Saturday, February 14, 2015

Fifty Shades of Grey (USA, 2015)





Nine Things About the Movie Fifty Shades of Grey



1. Screenwriter Kelly Marcel and director Samantha Taylor-Johnson have taken the infamous, almost unreadably bad novel and turned it into a surprisingly watchable movie. The main problem with it is that it tries to be two movies at the same time.

2. The film is structured as a dumb romantic fantasy, with high levels of melodrama and low levels of logic. A pretty but frumpy college senior named Ana interviews a mega-billionaire named Christian, and falls in love. Christian's unusual sexual outlook awakens something in Ana, and they both struggle with what it all means.

3. But crammed into that juvenile story structure is a different movie, one that tries to make some actual statements about women, power, and sex. Unfortunately, those statements don't quite work in the context of the actual plot, so the movie ends up sabotaging itself.

4. I need to make this clear: People that criticize the movie as promoting non-consensual sex or violence against women have absolutely no idea what they are talking about. They either haven't seen it, or their perspective is warped because of their own sexual or gender-role hangups. The entire theme of the movie is about consent and different ways of negotiating a sexual relationship. There is never any doubt who is actually in control in this movie, or who gets the most pleasure. And it's not the man.

5. The movie gets the dominant/submissive thing kind of right, both physically and psychologically. Better than the book does, anyway. However, it's unfortunate that Christian is coming at the BDSM lifestyle for the wrong reasons.

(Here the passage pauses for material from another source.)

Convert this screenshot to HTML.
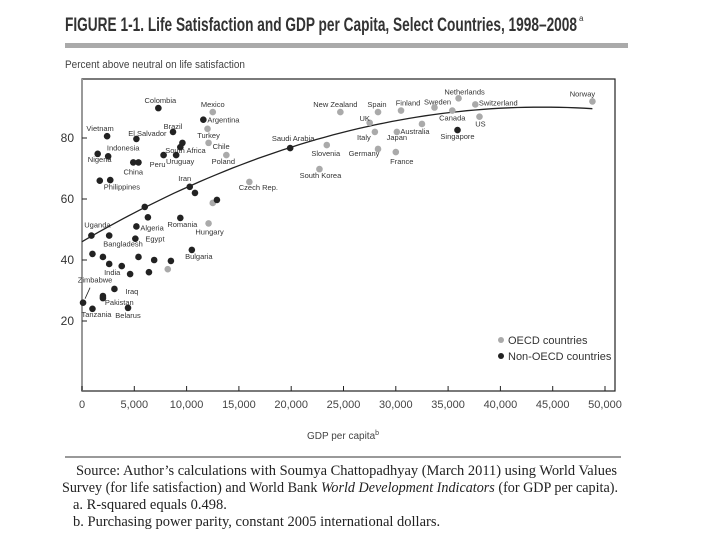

6. There is a sense of humor and playfulness in the movie that is drowned out in the book.

7. Dakota Johnson gives a good, brave performance as Ana. Jamie Dornan wasn't as good as Christian. He was supposed to be brooding and intense, but came off looking mostly constipated.

8. A huge part of the success of this kind of movie depends on the sexual chemistry between the two lead actors. There is about as much sexual chemistry between Johnson and Dornan as there is between a rock and a piece of wood.

9. Like it or not, this movie is a milestone in popular media's depiction of women as full-blooded sexual beings. It describes a new form of female empowerment that clearly hits a nerve in society... and makes many people uncomfortable. There are a lot of important ideas here. I just wish those ideas were expressed in a story that could be taken seriously.